[Figure scripts]
>> Begin
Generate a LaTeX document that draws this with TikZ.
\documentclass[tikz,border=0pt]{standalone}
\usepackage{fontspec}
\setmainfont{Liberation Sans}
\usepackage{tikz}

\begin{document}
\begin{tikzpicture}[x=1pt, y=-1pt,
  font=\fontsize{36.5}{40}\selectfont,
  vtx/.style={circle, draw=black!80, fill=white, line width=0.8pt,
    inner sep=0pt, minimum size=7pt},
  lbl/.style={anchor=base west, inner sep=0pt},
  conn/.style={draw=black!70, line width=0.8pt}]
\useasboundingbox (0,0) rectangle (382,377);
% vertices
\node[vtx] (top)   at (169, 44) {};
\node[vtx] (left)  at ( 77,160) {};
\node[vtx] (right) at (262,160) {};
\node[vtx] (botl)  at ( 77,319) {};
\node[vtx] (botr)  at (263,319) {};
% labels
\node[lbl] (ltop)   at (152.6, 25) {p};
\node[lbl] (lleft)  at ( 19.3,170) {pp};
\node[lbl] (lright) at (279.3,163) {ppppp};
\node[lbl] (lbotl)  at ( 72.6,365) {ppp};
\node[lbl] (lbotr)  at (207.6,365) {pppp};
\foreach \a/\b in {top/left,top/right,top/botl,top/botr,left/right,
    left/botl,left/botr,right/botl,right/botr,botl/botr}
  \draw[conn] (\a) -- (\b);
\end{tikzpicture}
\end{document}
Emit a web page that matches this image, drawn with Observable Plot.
>> End
GIVEN PROBLEM: Restate the data above exactly, keeping each word as it stands.

RIGHT ANSWER:
Generate a LaTeX document that draws this with TikZ.
\documentclass[tikz,border=0pt]{standalone}
\usepackage{fontspec}
\setmainfont{Liberation Sans}
\usepackage{tikz}

\begin{document}
\begin{tikzpicture}[x=1pt, y=-1pt,
  font=\fontsize{36.5}{40}\selectfont,
  vtx/.style={circle, draw=black!80, fill=white, line width=0.8pt,
    inner sep=0pt, minimum size=7pt},
  lbl/.style={anchor=base west, inner sep=0pt},
  conn/.style={draw=black!70, line width=0.8pt}]
\useasboundingbox (0,0) rectangle (382,377);
% vertices
\node[vtx] (top)   at (169, 44) {};
\node[vtx] (left)  at ( 77,160) {};
\node[vtx] (right) at (262,160) {};
\node[vtx] (botl)  at ( 77,319) {};
\node[vtx] (botr)  at (263,319) {};
% labels
\node[lbl] (ltop)   at (152.6, 25) {p};
\node[lbl] (lleft)  at ( 19.3,170) {pp};
\node[lbl] (lright) at (279.3,163) {ppppp};
\node[lbl] (lbotl)  at ( 72.6,365) {ppp};
\node[lbl] (lbotr)  at (207.6,365) {pppp};
\foreach \a/\b in {top/left,top/right,top/botl,top/botr,left/right,
    left/botl,left/botr,right/botl,right/botr,botl/botr}
  \draw[conn] (\a) -- (\b);
\end{tikzpicture}
\end{document}
Emit a web page that matches this image, drawn with Observable Plot.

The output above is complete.